**DATA BLOCK**
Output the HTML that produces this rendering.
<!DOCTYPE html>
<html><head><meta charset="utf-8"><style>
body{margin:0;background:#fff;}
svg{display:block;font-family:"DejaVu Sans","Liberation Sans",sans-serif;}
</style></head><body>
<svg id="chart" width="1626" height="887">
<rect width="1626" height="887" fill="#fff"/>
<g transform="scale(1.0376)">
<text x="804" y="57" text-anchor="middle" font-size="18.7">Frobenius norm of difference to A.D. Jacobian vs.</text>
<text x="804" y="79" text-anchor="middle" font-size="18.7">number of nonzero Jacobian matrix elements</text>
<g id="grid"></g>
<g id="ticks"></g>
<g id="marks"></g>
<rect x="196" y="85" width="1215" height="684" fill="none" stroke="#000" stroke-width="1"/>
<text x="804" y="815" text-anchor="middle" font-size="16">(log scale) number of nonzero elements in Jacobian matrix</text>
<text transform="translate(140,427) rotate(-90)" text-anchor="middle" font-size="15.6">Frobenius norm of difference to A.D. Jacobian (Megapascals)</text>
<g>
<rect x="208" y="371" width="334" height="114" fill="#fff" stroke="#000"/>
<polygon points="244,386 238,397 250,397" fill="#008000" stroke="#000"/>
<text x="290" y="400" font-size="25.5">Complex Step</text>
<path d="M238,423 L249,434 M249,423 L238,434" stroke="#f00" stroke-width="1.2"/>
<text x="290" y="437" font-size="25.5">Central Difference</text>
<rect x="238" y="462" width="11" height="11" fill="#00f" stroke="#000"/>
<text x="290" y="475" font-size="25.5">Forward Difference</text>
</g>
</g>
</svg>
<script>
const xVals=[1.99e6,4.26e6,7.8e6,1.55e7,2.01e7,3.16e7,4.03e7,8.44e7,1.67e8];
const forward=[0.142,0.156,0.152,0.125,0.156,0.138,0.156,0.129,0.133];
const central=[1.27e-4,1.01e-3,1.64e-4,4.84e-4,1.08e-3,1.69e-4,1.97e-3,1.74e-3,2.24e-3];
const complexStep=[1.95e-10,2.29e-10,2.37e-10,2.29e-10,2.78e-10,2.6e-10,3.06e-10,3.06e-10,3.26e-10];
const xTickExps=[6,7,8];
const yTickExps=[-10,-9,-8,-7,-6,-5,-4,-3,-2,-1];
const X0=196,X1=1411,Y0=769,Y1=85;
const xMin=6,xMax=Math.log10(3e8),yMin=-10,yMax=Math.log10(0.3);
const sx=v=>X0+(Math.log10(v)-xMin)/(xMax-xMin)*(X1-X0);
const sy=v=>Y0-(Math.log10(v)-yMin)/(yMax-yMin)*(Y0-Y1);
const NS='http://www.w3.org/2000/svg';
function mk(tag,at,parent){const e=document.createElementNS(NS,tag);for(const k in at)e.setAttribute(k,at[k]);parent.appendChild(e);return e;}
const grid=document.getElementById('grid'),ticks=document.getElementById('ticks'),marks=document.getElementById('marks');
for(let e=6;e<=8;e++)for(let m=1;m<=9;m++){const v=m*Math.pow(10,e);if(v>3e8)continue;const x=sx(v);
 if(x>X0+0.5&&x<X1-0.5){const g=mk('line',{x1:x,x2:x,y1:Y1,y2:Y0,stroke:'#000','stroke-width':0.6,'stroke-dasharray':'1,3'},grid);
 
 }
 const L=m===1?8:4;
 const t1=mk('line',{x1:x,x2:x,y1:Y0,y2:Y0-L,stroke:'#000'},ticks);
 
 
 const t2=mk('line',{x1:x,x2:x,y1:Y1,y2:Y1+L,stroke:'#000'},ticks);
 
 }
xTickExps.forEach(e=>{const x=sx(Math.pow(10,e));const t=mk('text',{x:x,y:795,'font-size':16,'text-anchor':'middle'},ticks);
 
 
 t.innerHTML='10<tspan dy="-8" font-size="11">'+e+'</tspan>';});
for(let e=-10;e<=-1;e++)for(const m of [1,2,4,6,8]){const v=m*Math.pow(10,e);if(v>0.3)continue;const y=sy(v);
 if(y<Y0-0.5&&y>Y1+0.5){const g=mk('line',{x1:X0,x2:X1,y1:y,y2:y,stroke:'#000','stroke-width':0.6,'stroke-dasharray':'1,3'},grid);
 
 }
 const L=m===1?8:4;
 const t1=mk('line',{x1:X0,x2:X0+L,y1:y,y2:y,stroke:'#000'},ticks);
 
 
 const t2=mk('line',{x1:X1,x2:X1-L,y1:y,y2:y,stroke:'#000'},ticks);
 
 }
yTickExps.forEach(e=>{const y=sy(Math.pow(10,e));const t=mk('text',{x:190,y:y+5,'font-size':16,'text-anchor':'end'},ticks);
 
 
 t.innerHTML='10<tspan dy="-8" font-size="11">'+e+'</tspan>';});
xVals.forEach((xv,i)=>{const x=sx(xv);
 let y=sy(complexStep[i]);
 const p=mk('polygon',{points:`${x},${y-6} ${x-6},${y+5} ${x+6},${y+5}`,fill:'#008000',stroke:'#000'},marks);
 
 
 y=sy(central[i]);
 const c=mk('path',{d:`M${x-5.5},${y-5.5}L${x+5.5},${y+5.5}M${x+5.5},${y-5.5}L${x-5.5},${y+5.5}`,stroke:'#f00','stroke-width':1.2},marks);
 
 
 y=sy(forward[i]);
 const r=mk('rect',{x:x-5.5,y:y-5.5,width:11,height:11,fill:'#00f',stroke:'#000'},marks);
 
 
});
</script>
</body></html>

**DIRECTION**
Write the entire listing out again, word for word.

**FINISHED EXERCISE**
Output the HTML that produces this rendering.
<!DOCTYPE html>
<html><head><meta charset="utf-8"><style>
body{margin:0;background:#fff;}
svg{display:block;font-family:"DejaVu Sans","Liberation Sans",sans-serif;}
</style></head><body>
<svg id="chart" width="1626" height="887">
<rect width="1626" height="887" fill="#fff"/>
<g transform="scale(1.0376)">
<text x="804" y="57" text-anchor="middle" font-size="18.7">Frobenius norm of difference to A.D. Jacobian vs.</text>
<text x="804" y="79" text-anchor="middle" font-size="18.7">number of nonzero Jacobian matrix elements</text>
<g id="grid"></g>
<g id="ticks"></g>
<g id="marks"></g>
<rect x="196" y="85" width="1215" height="684" fill="none" stroke="#000" stroke-width="1"/>
<text x="804" y="815" text-anchor="middle" font-size="16">(log scale) number of nonzero elements in Jacobian matrix</text>
<text transform="translate(140,427) rotate(-90)" text-anchor="middle" font-size="15.6">Frobenius norm of difference to A.D. Jacobian (Megapascals)</text>
<g>
<rect x="208" y="371" width="334" height="114" fill="#fff" stroke="#000"/>
<polygon points="244,386 238,397 250,397" fill="#008000" stroke="#000"/>
<text x="290" y="400" font-size="25.5">Complex Step</text>
<path d="M238,423 L249,434 M249,423 L238,434" stroke="#f00" stroke-width="1.2"/>
<text x="290" y="437" font-size="25.5">Central Difference</text>
<rect x="238" y="462" width="11" height="11" fill="#00f" stroke="#000"/>
<text x="290" y="475" font-size="25.5">Forward Difference</text>
</g>
</g>
</svg>
<script>
const xVals=[1.99e6,4.26e6,7.8e6,1.55e7,2.01e7,3.16e7,4.03e7,8.44e7,1.67e8];
const forward=[0.142,0.156,0.152,0.125,0.156,0.138,0.156,0.129,0.133];
const central=[1.27e-4,1.01e-3,1.64e-4,4.84e-4,1.08e-3,1.69e-4,1.97e-3,1.74e-3,2.24e-3];
const complexStep=[1.95e-10,2.29e-10,2.37e-10,2.29e-10,2.78e-10,2.6e-10,3.06e-10,3.06e-10,3.26e-10];
const xTickExps=[6,7,8];
const yTickExps=[-10,-9,-8,-7,-6,-5,-4,-3,-2,-1];
const X0=196,X1=1411,Y0=769,Y1=85;
const xMin=6,xMax=Math.log10(3e8),yMin=-10,yMax=Math.log10(0.3);
const sx=v=>X0+(Math.log10(v)-xMin)/(xMax-xMin)*(X1-X0);
const sy=v=>Y0-(Math.log10(v)-yMin)/(yMax-yMin)*(Y0-Y1);
const NS='http://www.w3.org/2000/svg';
function mk(tag,at,parent){const e=document.createElementNS(NS,tag);for(const k in at)e.setAttribute(k,at[k]);parent.appendChild(e);return e;}
const grid=document.getElementById('grid'),ticks=document.getElementById('ticks'),marks=document.getElementById('marks');
for(let e=6;e<=8;e++)for(let m=1;m<=9;m++){const v=m*Math.pow(10,e);if(v>3e8)continue;const x=sx(v);
 if(x>X0+0.5&&x<X1-0.5){const g=mk('line',{x1:x,x2:x,y1:Y1,y2:Y0,stroke:'#000','stroke-width':0.6,'stroke-dasharray':'1,3'},grid);
 
 }
 const L=m===1?8:4;
 const t1=mk('line',{x1:x,x2:x,y1:Y0,y2:Y0-L,stroke:'#000'},ticks);
 
 
 const t2=mk('line',{x1:x,x2:x,y1:Y1,y2:Y1+L,stroke:'#000'},ticks);
 
 }
xTickExps.forEach(e=>{const x=sx(Math.pow(10,e));const t=mk('text',{x:x,y:795,'font-size':16,'text-anchor':'middle'},ticks);
 
 
 t.innerHTML='10<tspan dy="-8" font-size="11">'+e+'</tspan>';});
for(let e=-10;e<=-1;e++)for(const m of [1,2,4,6,8]){const v=m*Math.pow(10,e);if(v>0.3)continue;const y=sy(v);
 if(y<Y0-0.5&&y>Y1+0.5){const g=mk('line',{x1:X0,x2:X1,y1:y,y2:y,stroke:'#000','stroke-width':0.6,'stroke-dasharray':'1,3'},grid);
 
 }
 const L=m===1?8:4;
 const t1=mk('line',{x1:X0,x2:X0+L,y1:y,y2:y,stroke:'#000'},ticks);
 
 
 const t2=mk('line',{x1:X1,x2:X1-L,y1:y,y2:y,stroke:'#000'},ticks);
 
 }
yTickExps.forEach(e=>{const y=sy(Math.pow(10,e));const t=mk('text',{x:190,y:y+5,'font-size':16,'text-anchor':'end'},ticks);
 
 
 t.innerHTML='10<tspan dy="-8" font-size="11">'+e+'</tspan>';});
xVals.forEach((xv,i)=>{const x=sx(xv);
 let y=sy(complexStep[i]);
 const p=mk('polygon',{points:`${x},${y-6} ${x-6},${y+5} ${x+6},${y+5}`,fill:'#008000',stroke:'#000'},marks);
 
 
 y=sy(central[i]);
 const c=mk('path',{d:`M${x-5.5},${y-5.5}L${x+5.5},${y+5.5}M${x+5.5},${y-5.5}L${x-5.5},${y+5.5}`,stroke:'#f00','stroke-width':1.2},marks);
 
 
 y=sy(forward[i]);
 const r=mk('rect',{x:x-5.5,y:y-5.5,width:11,height:11,fill:'#00f',stroke:'#000'},marks);
 
 
});
</script>
</body></html>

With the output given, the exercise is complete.